- Written exercise -
Please set down all the lines beneath this one exactly, without the pictures.

- Provided material -
------
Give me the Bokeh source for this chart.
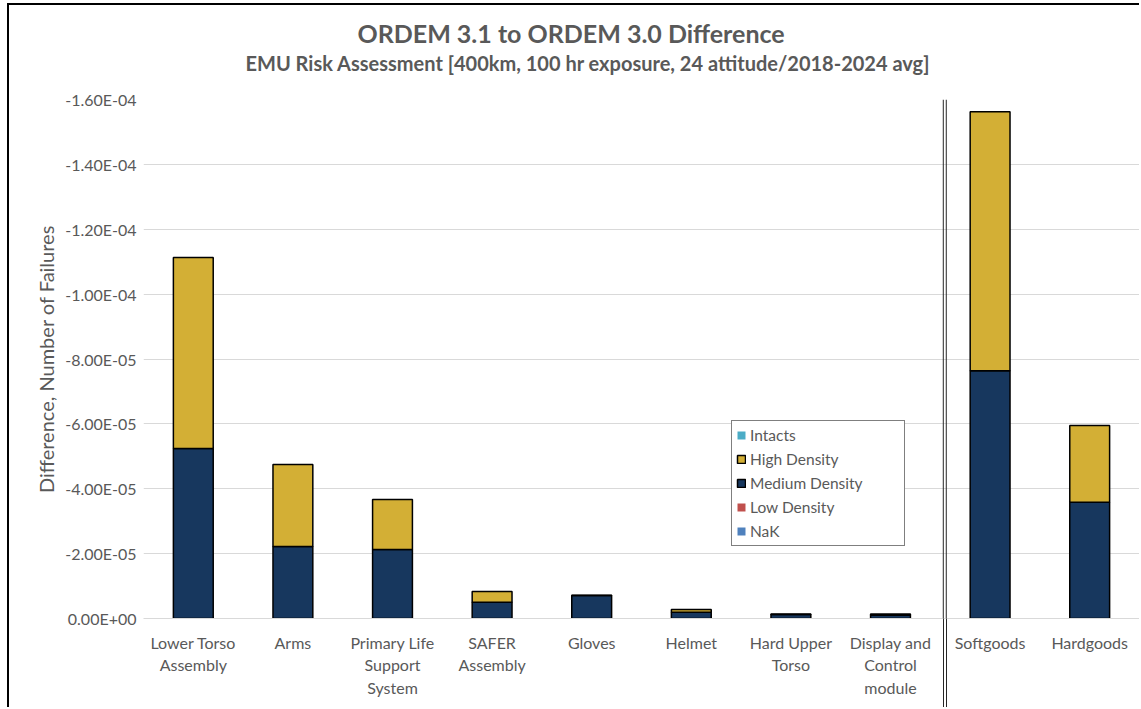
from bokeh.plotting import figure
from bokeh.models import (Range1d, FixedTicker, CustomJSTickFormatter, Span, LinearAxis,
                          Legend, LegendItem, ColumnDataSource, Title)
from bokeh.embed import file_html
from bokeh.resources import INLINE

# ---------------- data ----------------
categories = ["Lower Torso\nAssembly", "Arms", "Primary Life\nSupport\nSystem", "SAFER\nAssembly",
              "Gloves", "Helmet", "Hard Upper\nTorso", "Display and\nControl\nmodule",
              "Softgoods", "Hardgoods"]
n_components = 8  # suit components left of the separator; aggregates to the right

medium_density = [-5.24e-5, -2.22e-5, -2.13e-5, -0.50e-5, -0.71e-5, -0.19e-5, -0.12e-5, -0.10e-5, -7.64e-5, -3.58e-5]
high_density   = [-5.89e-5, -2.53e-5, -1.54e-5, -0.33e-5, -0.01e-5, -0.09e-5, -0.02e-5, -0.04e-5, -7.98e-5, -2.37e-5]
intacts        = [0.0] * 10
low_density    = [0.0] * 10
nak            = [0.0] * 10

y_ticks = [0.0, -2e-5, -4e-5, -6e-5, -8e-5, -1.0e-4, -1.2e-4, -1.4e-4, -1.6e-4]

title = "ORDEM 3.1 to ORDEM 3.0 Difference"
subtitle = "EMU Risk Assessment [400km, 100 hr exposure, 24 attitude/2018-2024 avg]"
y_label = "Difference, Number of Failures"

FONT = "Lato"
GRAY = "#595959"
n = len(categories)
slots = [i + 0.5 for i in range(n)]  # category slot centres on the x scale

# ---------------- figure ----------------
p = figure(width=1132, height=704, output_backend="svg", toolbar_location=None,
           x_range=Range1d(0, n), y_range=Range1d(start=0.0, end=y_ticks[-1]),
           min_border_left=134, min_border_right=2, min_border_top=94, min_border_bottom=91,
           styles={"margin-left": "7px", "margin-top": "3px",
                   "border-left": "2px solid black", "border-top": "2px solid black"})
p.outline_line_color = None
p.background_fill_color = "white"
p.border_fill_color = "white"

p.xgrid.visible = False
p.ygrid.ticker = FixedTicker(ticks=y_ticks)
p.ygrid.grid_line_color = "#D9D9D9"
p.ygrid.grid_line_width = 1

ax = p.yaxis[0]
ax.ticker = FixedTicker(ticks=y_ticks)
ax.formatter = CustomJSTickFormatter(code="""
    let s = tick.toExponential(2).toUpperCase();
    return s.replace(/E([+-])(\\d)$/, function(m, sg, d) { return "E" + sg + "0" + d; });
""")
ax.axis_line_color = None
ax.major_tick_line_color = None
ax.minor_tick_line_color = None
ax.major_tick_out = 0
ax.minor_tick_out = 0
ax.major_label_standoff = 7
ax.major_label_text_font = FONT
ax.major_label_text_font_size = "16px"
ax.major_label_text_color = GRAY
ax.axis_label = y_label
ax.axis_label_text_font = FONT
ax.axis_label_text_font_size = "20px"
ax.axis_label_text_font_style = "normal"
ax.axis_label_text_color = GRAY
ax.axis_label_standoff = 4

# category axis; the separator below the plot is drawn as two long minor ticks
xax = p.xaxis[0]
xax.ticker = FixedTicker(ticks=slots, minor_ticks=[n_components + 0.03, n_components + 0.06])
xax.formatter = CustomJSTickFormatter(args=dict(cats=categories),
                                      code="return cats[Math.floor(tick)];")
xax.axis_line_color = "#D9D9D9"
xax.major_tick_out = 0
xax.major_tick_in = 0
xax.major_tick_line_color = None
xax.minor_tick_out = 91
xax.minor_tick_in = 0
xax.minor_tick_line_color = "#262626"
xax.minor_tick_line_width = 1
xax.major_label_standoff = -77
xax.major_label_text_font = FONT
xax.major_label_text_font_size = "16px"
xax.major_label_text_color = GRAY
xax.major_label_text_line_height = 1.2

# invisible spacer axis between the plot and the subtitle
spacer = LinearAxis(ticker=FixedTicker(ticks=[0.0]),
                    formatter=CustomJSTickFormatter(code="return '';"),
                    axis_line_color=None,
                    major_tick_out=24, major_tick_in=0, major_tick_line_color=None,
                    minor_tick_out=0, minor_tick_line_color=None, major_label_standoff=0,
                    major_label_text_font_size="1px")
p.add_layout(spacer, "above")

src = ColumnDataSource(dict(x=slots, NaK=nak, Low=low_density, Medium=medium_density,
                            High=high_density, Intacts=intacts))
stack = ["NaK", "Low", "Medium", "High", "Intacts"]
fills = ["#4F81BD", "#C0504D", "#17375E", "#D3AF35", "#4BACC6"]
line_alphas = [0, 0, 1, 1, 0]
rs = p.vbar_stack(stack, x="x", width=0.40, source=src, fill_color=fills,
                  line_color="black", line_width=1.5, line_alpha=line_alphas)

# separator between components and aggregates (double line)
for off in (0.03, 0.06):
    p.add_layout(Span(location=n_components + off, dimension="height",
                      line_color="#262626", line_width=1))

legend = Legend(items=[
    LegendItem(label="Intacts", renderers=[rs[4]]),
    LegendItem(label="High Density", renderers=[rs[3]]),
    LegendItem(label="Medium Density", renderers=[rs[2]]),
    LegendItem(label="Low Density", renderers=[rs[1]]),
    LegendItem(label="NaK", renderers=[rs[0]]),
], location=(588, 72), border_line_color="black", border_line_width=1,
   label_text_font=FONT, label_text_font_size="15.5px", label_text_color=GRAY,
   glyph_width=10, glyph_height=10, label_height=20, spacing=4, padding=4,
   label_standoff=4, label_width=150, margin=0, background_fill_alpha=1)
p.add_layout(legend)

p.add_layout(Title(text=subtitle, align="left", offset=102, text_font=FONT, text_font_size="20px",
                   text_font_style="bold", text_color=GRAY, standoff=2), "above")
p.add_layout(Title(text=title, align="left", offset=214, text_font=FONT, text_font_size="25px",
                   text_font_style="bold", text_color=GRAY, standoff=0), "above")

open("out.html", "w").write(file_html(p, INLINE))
------
- Task response -
Give me the Bokeh source for this chart.
from bokeh.plotting import figure
from bokeh.models import (Range1d, FixedTicker, CustomJSTickFormatter, Span, LinearAxis,
                          Legend, LegendItem, ColumnDataSource, Title)
from bokeh.embed import file_html
from bokeh.resources import INLINE

# ---------------- data ----------------
categories = ["Lower Torso\nAssembly", "Arms", "Primary Life\nSupport\nSystem", "SAFER\nAssembly",
              "Gloves", "Helmet", "Hard Upper\nTorso", "Display and\nControl\nmodule",
              "Softgoods", "Hardgoods"]
n_components = 8  # suit components left of the separator; aggregates to the right

medium_density = [-5.24e-5, -2.22e-5, -2.13e-5, -0.50e-5, -0.71e-5, -0.19e-5, -0.12e-5, -0.10e-5, -7.64e-5, -3.58e-5]
high_density   = [-5.89e-5, -2.53e-5, -1.54e-5, -0.33e-5, -0.01e-5, -0.09e-5, -0.02e-5, -0.04e-5, -7.98e-5, -2.37e-5]
intacts        = [0.0] * 10
low_density    = [0.0] * 10
nak            = [0.0] * 10

y_ticks = [0.0, -2e-5, -4e-5, -6e-5, -8e-5, -1.0e-4, -1.2e-4, -1.4e-4, -1.6e-4]

title = "ORDEM 3.1 to ORDEM 3.0 Difference"
subtitle = "EMU Risk Assessment [400km, 100 hr exposure, 24 attitude/2018-2024 avg]"
y_label = "Difference, Number of Failures"

FONT = "Lato"
GRAY = "#595959"
n = len(categories)
slots = [i + 0.5 for i in range(n)]  # category slot centres on the x scale

# ---------------- figure ----------------
p = figure(width=1132, height=704, output_backend="svg", toolbar_location=None,
           x_range=Range1d(0, n), y_range=Range1d(start=0.0, end=y_ticks[-1]),
           min_border_left=134, min_border_right=2, min_border_top=94, min_border_bottom=91,
           styles={"margin-left": "7px", "margin-top": "3px",
                   "border-left": "2px solid black", "border-top": "2px solid black"})
p.outline_line_color = None
p.background_fill_color = "white"
p.border_fill_color = "white"

p.xgrid.visible = False
p.ygrid.ticker = FixedTicker(ticks=y_ticks)
p.ygrid.grid_line_color = "#D9D9D9"
p.ygrid.grid_line_width = 1

ax = p.yaxis[0]
ax.ticker = FixedTicker(ticks=y_ticks)
ax.formatter = CustomJSTickFormatter(code="""
    let s = tick.toExponential(2).toUpperCase();
    return s.replace(/E([+-])(\\d)$/, function(m, sg, d) { return "E" + sg + "0" + d; });
""")
ax.axis_line_color = None
ax.major_tick_line_color = None
ax.minor_tick_line_color = None
ax.major_tick_out = 0
ax.minor_tick_out = 0
ax.major_label_standoff = 7
ax.major_label_text_font = FONT
ax.major_label_text_font_size = "16px"
ax.major_label_text_color = GRAY
ax.axis_label = y_label
ax.axis_label_text_font = FONT
ax.axis_label_text_font_size = "20px"
ax.axis_label_text_font_style = "normal"
ax.axis_label_text_color = GRAY
ax.axis_label_standoff = 4

# category axis; the separator below the plot is drawn as two long minor ticks
xax = p.xaxis[0]
xax.ticker = FixedTicker(ticks=slots, minor_ticks=[n_components + 0.03, n_components + 0.06])
xax.formatter = CustomJSTickFormatter(args=dict(cats=categories),
                                      code="return cats[Math.floor(tick)];")
xax.axis_line_color = "#D9D9D9"
xax.major_tick_out = 0
xax.major_tick_in = 0
xax.major_tick_line_color = None
xax.minor_tick_out = 91
xax.minor_tick_in = 0
xax.minor_tick_line_color = "#262626"
xax.minor_tick_line_width = 1
xax.major_label_standoff = -77
xax.major_label_text_font = FONT
xax.major_label_text_font_size = "16px"
xax.major_label_text_color = GRAY
xax.major_label_text_line_height = 1.2

# invisible spacer axis between the plot and the subtitle
spacer = LinearAxis(ticker=FixedTicker(ticks=[0.0]),
                    formatter=CustomJSTickFormatter(code="return '';"),
                    axis_line_color=None,
                    major_tick_out=24, major_tick_in=0, major_tick_line_color=None,
                    minor_tick_out=0, minor_tick_line_color=None, major_label_standoff=0,
                    major_label_text_font_size="1px")
p.add_layout(spacer, "above")

src = ColumnDataSource(dict(x=slots, NaK=nak, Low=low_density, Medium=medium_density,
                            High=high_density, Intacts=intacts))
stack = ["NaK", "Low", "Medium", "High", "Intacts"]
fills = ["#4F81BD", "#C0504D", "#17375E", "#D3AF35", "#4BACC6"]
line_alphas = [0, 0, 1, 1, 0]
rs = p.vbar_stack(stack, x="x", width=0.40, source=src, fill_color=fills,
                  line_color="black", line_width=1.5, line_alpha=line_alphas)

# separator between components and aggregates (double line)
for off in (0.03, 0.06):
    p.add_layout(Span(location=n_components + off, dimension="height",
                      line_color="#262626", line_width=1))

legend = Legend(items=[
    LegendItem(label="Intacts", renderers=[rs[4]]),
    LegendItem(label="High Density", renderers=[rs[3]]),
    LegendItem(label="Medium Density", renderers=[rs[2]]),
    LegendItem(label="Low Density", renderers=[rs[1]]),
    LegendItem(label="NaK", renderers=[rs[0]]),
], location=(588, 72), border_line_color="black", border_line_width=1,
   label_text_font=FONT, label_text_font_size="15.5px", label_text_color=GRAY,
   glyph_width=10, glyph_height=10, label_height=20, spacing=4, padding=4,
   label_standoff=4, label_width=150, margin=0, background_fill_alpha=1)
p.add_layout(legend)

p.add_layout(Title(text=subtitle, align="left", offset=102, text_font=FONT, text_font_size="20px",
                   text_font_style="bold", text_color=GRAY, standoff=2), "above")
p.add_layout(Title(text=title, align="left", offset=214, text_font=FONT, text_font_size="25px",
                   text_font_style="bold", text_color=GRAY, standoff=0), "above")

open("out.html", "w").write(file_html(p, INLINE))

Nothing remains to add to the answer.